COVID-19 and everything that’s been going on this year has really highlighted the importance of having something in place that’s flexible to take care of you and your spouse and your family, both during lifetime and after one’s death. For people who are aged 60 to 65 and older, it is recommended that they consider a revocable trust based plan. For those of you who aren’t familiar with a revocable trust, sometimes it’s referred to as a management trust or a living trust. It’s the same thing.
It is a trust structure that you or you and your spouse create during your lifetime. You put property in there and you can put it all at once. You can put some now and put more in later; it’s fully amendable and fully revocable. It’s tax neutral in that you don’t get any tax benefit, but it doesn’t hurt you either. You just continue to file your 1040 and report everything that’s in the trust on your 1040, but the revocable trust structure starts off where perhaps you and your spouse are co-trustees and you keep living your life. The goal is to set it up and forget about it. However, if down the road, one spouse starts to lose capacity, or if they have to go into the hospital unexpectedly or something like that, the other spouse can continue to run things easily. They just become sole trustee; they can go to the bank because the accounts are held in the name of the trust. If for some reason they need to sell the house, that’s no problem because the house is held in the name of the trust, and they’re able to act as trustee for both spouses, which ensures a smooth transition. And if something happened to both spouses, that’s where a successor trustee who you name (corporate trustee, a child or some trusted family member) can step in.
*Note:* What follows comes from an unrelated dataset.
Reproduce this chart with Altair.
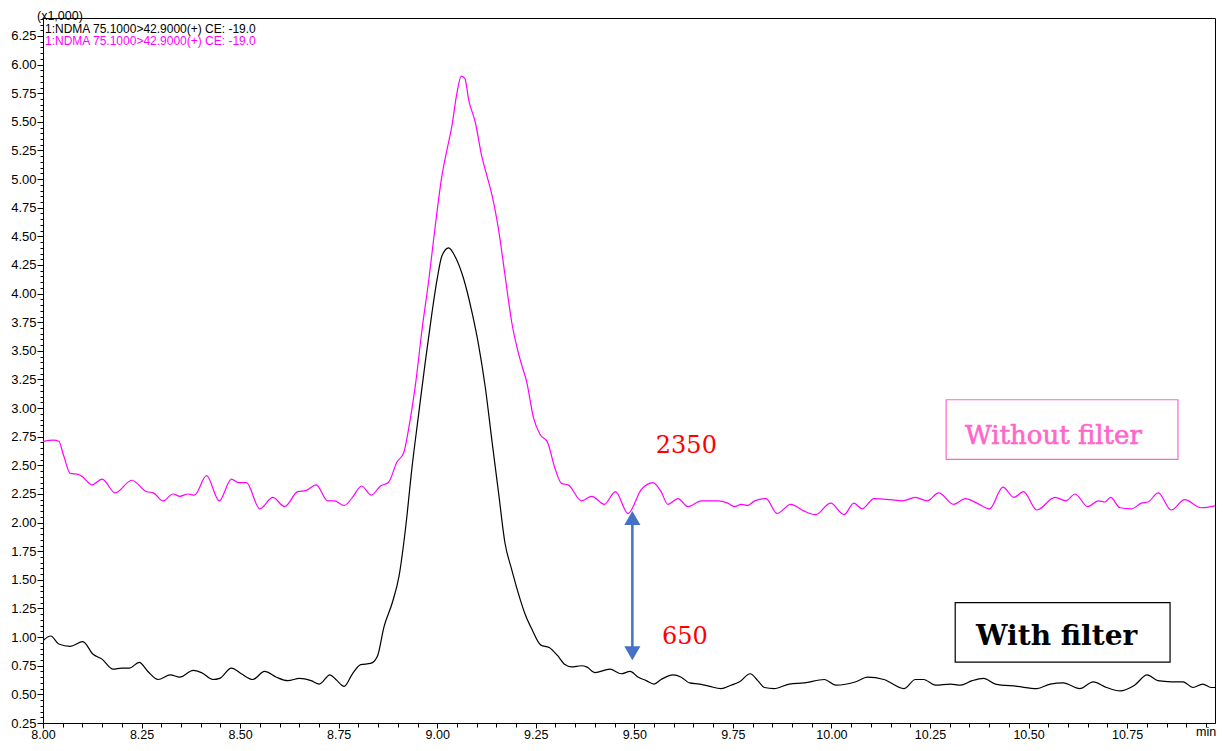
import altair as alt
import pandas as pd

# ---- data (time in min, intensity x1,000) ----
without_t = [8.000, 8.027, 8.040, 8.052, 8.069, 8.090, 8.100, 8.124, 8.150, 8.183,
             8.225, 8.263, 8.280, 8.305, 8.330, 8.347, 8.368, 8.384, 8.415, 8.447,
             8.478, 8.495, 8.516, 8.550, 8.583, 8.613, 8.646, 8.667, 8.693, 8.722,
             8.739, 8.764, 8.785, 8.808, 8.833, 8.856, 8.876, 8.898, 8.915, 8.928,
             8.945, 8.962, 8.979, 8.995, 9.012, 9.025, 9.037, 9.050, 9.061, 9.070,
             9.080, 9.097, 9.113, 9.126, 9.139, 9.156, 9.172, 9.189, 9.206, 9.214,
             9.227, 9.244, 9.261, 9.280, 9.299, 9.316, 9.332, 9.366, 9.392, 9.424,
             9.452, 9.484, 9.518, 9.547, 9.568, 9.585, 9.611, 9.636, 9.670, 9.712,
             9.737, 9.754, 9.771, 9.788, 9.805, 9.834, 9.862, 9.897, 9.931, 9.960,
             9.998, 10.032, 10.057, 10.078, 10.108, 10.150, 10.180, 10.213, 10.243, 10.272,
             10.310, 10.340, 10.369, 10.401, 10.435, 10.463, 10.487, 10.521, 10.567, 10.595,
             10.618, 10.650, 10.677, 10.694, 10.708, 10.732, 10.761, 10.786, 10.803, 10.829,
             10.862, 10.896, 10.938, 10.990]
without_v = [2.71, 2.72, 2.71, 2.59, 2.43, 2.42, 2.40, 2.33, 2.38, 2.26,
             2.37, 2.27, 2.26, 2.19, 2.25, 2.23, 2.25, 2.24, 2.41, 2.19,
             2.38, 2.35, 2.35, 2.12, 2.22, 2.14, 2.27, 2.28, 2.33, 2.19,
             2.19, 2.15, 2.22, 2.32, 2.24, 2.32, 2.35, 2.53, 2.61, 2.83,
             3.21, 3.70, 4.13, 4.59, 5.03, 5.26, 5.46, 5.75, 5.90, 5.88,
             5.69, 5.49, 5.20, 5.03, 4.86, 4.55, 4.16, 3.75, 3.48, 3.38,
             3.23, 2.92, 2.77, 2.70, 2.47, 2.34, 2.33, 2.19, 2.23, 2.16,
             2.27, 2.08, 2.29, 2.35, 2.27, 2.16, 2.21, 2.14, 2.19, 2.19,
             2.17, 2.14, 2.16, 2.15, 2.19, 2.21, 2.08, 2.16, 2.10, 2.07,
             2.17, 2.07, 2.17, 2.12, 2.21, 2.20, 2.19, 2.22, 2.19, 2.26,
             2.16, 2.21, 2.17, 2.12, 2.31, 2.22, 2.27, 2.11, 2.22, 2.19,
             2.25, 2.14, 2.19, 2.18, 2.22, 2.13, 2.12, 2.17, 2.18, 2.26,
             2.11, 2.20, 2.13, 2.16]

with_t = [8.000, 8.020, 8.040, 8.069, 8.101, 8.127, 8.149, 8.178, 8.199, 8.220,
          8.244, 8.266, 8.292, 8.323, 8.347, 8.381, 8.402, 8.431, 8.448, 8.478,
          8.503, 8.532, 8.562, 8.592, 8.621, 8.651, 8.680, 8.701, 8.728, 8.743,
          8.764, 8.785, 8.806, 8.831, 8.848, 8.865, 8.886, 8.903, 8.920, 8.936,
          8.953, 8.970, 8.987, 9.000, 9.012, 9.029, 9.046, 9.067, 9.088, 9.105,
          9.122, 9.139, 9.156, 9.172, 9.189, 9.206, 9.223, 9.240, 9.263, 9.284,
          9.305, 9.324, 9.340, 9.366, 9.379, 9.400, 9.438, 9.467, 9.489, 9.510,
          9.530, 9.550, 9.568, 9.598, 9.619, 9.640, 9.666, 9.691, 9.720, 9.745,
          9.767, 9.794, 9.813, 9.830, 9.855, 9.893, 9.931, 9.982, 10.011, 10.062,
          10.091, 10.133, 10.184, 10.213, 10.234, 10.264, 10.302, 10.327, 10.357, 10.386,
          10.416, 10.471, 10.521, 10.555, 10.588, 10.630, 10.664, 10.698, 10.732, 10.769,
          10.801, 10.828, 10.862, 10.892, 10.917, 10.942, 10.963, 10.990]
with_v = [0.97, 1.01, 0.94, 0.92, 0.96, 0.85, 0.81, 0.72, 0.73, 0.73,
          0.78, 0.70, 0.63, 0.67, 0.65, 0.71, 0.69, 0.63, 0.64, 0.73,
          0.68, 0.63, 0.70, 0.65, 0.62, 0.64, 0.62, 0.59, 0.67, 0.63,
          0.57, 0.68, 0.76, 0.77, 0.83, 1.09, 1.30, 1.53, 1.96, 2.48,
          2.95, 3.41, 3.84, 4.13, 4.33, 4.40, 4.32, 4.13, 3.84, 3.55,
          3.18, 2.71, 2.25, 1.82, 1.59, 1.38, 1.20, 1.07, 0.93, 0.91,
          0.84, 0.76, 0.74, 0.75, 0.74, 0.69, 0.72, 0.68, 0.70, 0.65,
          0.62, 0.59, 0.63, 0.67, 0.65, 0.60, 0.59, 0.57, 0.55, 0.58,
          0.61, 0.68, 0.62, 0.56, 0.55, 0.59, 0.60, 0.63, 0.58, 0.61,
          0.65, 0.63, 0.55, 0.63, 0.63, 0.58, 0.59, 0.58, 0.62, 0.64,
          0.59, 0.57, 0.55, 0.59, 0.60, 0.55, 0.61, 0.56, 0.53, 0.58,
          0.67, 0.62, 0.61, 0.61, 0.56, 0.59, 0.56, 0.56]

series_names = ["Without filter", "With filter"]
series_colors = ["#FF00FF", "#000000"]

x_major = [8.00, 8.25, 8.50, 8.75, 9.00, 9.25, 9.50, 9.75, 10.00, 10.25, 10.50, 10.75]
y_major = [0.25, 0.50, 0.75, 1.00, 1.25, 1.50, 1.75, 2.00, 2.25, 2.50, 2.75, 3.00,
           3.25, 3.50, 3.75, 4.00, 4.25, 4.50, 4.75, 5.00, 5.25, 5.50, 5.75, 6.00, 6.25]
x_minor = [round(8.0 + 0.05 * i, 2) for i in range(60)]
y_minor = [round(0.25 + 0.05 * i, 2) for i in range(124)]

header_labels = ["1:NDMA 75.1000>42.9000(+) CE: -19.0", "1:NDMA 75.1000>42.9000(+) CE: -19.0"]
header_colors = ["#000000", "#FF00FF"]

ann_labels = ["2350", "650"]
ann_t = [9.632, 9.628]
ann_v = [2.665, 1.00]

legend_labels = ["Without filter", "With filter"]
legend_t = [10.339, 10.367]
legend_v = [2.76, 1.00]
legend_colors = ["#FF66CC", "#000000"]
box_t1 = [10.291, 10.314]
box_t2 = [10.879, 10.859]
box_v1 = [3.073, 1.302]
box_v2 = [2.552, 0.781]

arrow_t = 9.495
arrow_top = 2.04
arrow_bottom = 0.86

# ---- tables ----
df_lines = pd.concat([
    pd.DataFrame({"t": without_t, "v": without_v, "series": series_names[0]}),
    pd.DataFrame({"t": with_t, "v": with_v, "series": series_names[1]}),
])
df_ann = pd.DataFrame({"t": ann_t, "v": ann_v, "label": ann_labels})
df_leg0 = pd.DataFrame({"t": legend_t[:1], "v": legend_v[:1], "label": legend_labels[:1],
                        "color": legend_colors[:1]})
df_leg1 = pd.DataFrame({"t": legend_t[1:], "v": legend_v[1:], "label": legend_labels[1:],
                        "color": legend_colors[1:]})
df_box = pd.DataFrame({"t1": box_t1, "t2": box_t2, "v1": box_v1, "v2": box_v2,
                       "color": legend_colors})
df_arrow = pd.DataFrame({"t": [arrow_t], "top": [arrow_top], "bottom": [arrow_bottom]})
df_head = pd.DataFrame({"t": [arrow_t, arrow_t], "v": [arrow_top, arrow_bottom],
                        "shape": ["triangle-up", "triangle-down"]})
df_hdr = pd.DataFrame({"label": header_labels, "color": header_colors, "py": [11, 23]})
df_unit = pd.DataFrame({"label": ["(x1,000)"], "px": [-6], "py": [-2]})
df_min = pd.DataFrame({"label": ["min"], "px": [1153], "py": [714]})

xs = alt.Scale(domain=[8.0, 10.973], nice=False, zero=False)
ys = alt.Scale(domain=[0.25, 6.407], nice=False, zero=False)
FONT = "Liberation Sans"
SERIF = "DejaVu Serif"

lines = alt.Chart(df_lines).mark_line(strokeWidth=1.2, interpolate="monotone", clip=True).encode(
    x=alt.X("t:Q", scale=xs, axis=alt.Axis(values=x_major, format=".2f", tickSize=5,
                                           labelPadding=0, grid=False, title=None,
                                           orient="bottom", labelFlush=False,
                                           labelFontSize=12.5)),
    y=alt.Y("v:Q", scale=ys, axis=alt.Axis(values=y_major, format=".2f", tickSize=6,
                                           labelPadding=1, grid=False, title=None,
                                           orient="left", labelFlush=False)),
    color=alt.Color("series:N", scale=alt.Scale(domain=series_names, range=series_colors),
                    legend=None),
    detail="series:N",
)

minor = alt.Chart(df_lines).mark_point(opacity=0, clip=True).encode(
    x=alt.X("t:Q", scale=xs, axis=alt.Axis(values=x_minor, labels=False, tickSize=4,
                                           domain=False, grid=False, title=None,
                                           orient="bottom")),
    y=alt.Y("v:Q", scale=ys, axis=alt.Axis(values=y_minor, labels=False, tickSize=3,
                                           domain=False, grid=False, title=None,
                                           orient="left")),
)

boxes = alt.Chart(df_box).mark_rect(fillOpacity=0, strokeWidth=1.2).encode(
    x=alt.X("t1:Q", scale=xs, axis=None), x2="t2:Q",
    y=alt.Y("v1:Q", scale=ys, axis=None), y2="v2:Q",
    stroke=alt.Color("color:N", scale=None),
)

leg_normal = alt.Chart(df_leg0).mark_text(
    font=SERIF, fontSize=26, align="left", baseline="middle",
    stroke="#FF66CC", strokeWidth=0.6).encode(
    x=alt.X("t:Q", scale=xs, axis=None), y=alt.Y("v:Q", scale=ys, axis=None),
    text="label:N", color=alt.Color("color:N", scale=None))
leg_bold = alt.Chart(df_leg1).mark_text(
    font=SERIF, fontSize=28, fontWeight="bold", align="left", baseline="middle").encode(
    x=alt.X("t:Q", scale=xs, axis=None), y=alt.Y("v:Q", scale=ys, axis=None),
    text="label:N", color=alt.Color("color:N", scale=None))

ann = alt.Chart(df_ann).mark_text(font=SERIF, fontSize=24, color="#FF0000",
                                  align="center", baseline="middle").encode(
    x=alt.X("t:Q", scale=xs, axis=None), y=alt.Y("v:Q", scale=ys, axis=None),
    text="label:N")

shaft = alt.Chart(df_arrow).mark_rule(color="#4472C4", strokeWidth=2.5).encode(
    x=alt.X("t:Q", scale=xs, axis=None),
    y=alt.Y("top:Q", scale=ys, axis=None), y2="bottom:Q")
heads = alt.Chart(df_head).mark_point(filled=True, color="#4472C4", opacity=1, size=260).encode(
    x=alt.X("t:Q", scale=xs, axis=None), y=alt.Y("v:Q", scale=ys, axis=None),
    shape=alt.Shape("shape:N", scale=None))

hdr = alt.Chart(df_hdr).mark_text(font=FONT, fontSize=12, align="left", baseline="middle").encode(
    x=alt.value(2),
    y=alt.Y("py:Q", scale=None, axis=None),
    text="label:N", color=alt.Color("color:N", scale=None))

unit = alt.Chart(df_unit).mark_text(
    font=FONT, fontSize=12.5, align="left", baseline="middle", color="#000000").encode(
    x=alt.X("px:Q", scale=None, axis=None), y=alt.Y("py:Q", scale=None, axis=None),
    text="label:N")

min_label = alt.Chart(df_min).mark_text(
    font=FONT, fontSize=12.5, align="left", baseline="middle", color="#000000").encode(
    x=alt.X("px:Q", scale=None, axis=None), y=alt.Y("py:Q", scale=None, axis=None),
    text="label:N")

chart = alt.layer(lines, minor, boxes, leg_normal, leg_bold, ann, shaft, heads, hdr, unit,
                  min_label).resolve_axis(
    x="independent", y="independent"
).properties(
    width=1172, height=705,
    autosize=alt.AutoSizeParams(type="none"),
    padding={"left": 35, "top": 10, "right": 3, "bottom": 18},
).configure_view(stroke="#000000", strokeWidth=1).configure_axis(
    labelFont=FONT, labelFontSize=13, labelColor="#000000",
    domainColor="#000000", tickColor="#000000", domainWidth=1, tickWidth=1,
)

chart.save("out.html", embed_options={"renderer": "svg", "actions": False})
There’s no locking of bank accounts upon death or anything like that because everything’s held in that trust for your benefit. And whoever is going to take care of you that you choose is named as the successor and can step in.
It is important to recognize that estate planning is more than just the documents. If you want documents, legal zoom can give you documents. I’m not going to say how good the documents are going to be, but the reason you want to go and work with an attorney and work with a wealth manager and have a team in place is that so that you have a support system that if something does happen – people are there to say, this is what so and so wanted. Build that team now, while you have capacity, while you know what’s going on. If you never lose capacity, which is hopefully the case, then you’ll just stay as trustee until the day you pass away peacefully in your sleep. There’s no downside to having this kind of trust structure. In fact, everything’s held in the trust, then you can avoid probate, so that’s another benefit.
Everything that’s been happening with the pandemic has highlighted even more, how we need documents. It’s important that you have documents that are flexible, that can move and adjust as you do, as your life does, as the tax laws change. And, and to just make things easier for you going forward. And that applies to everyone regardless of the size of your estate.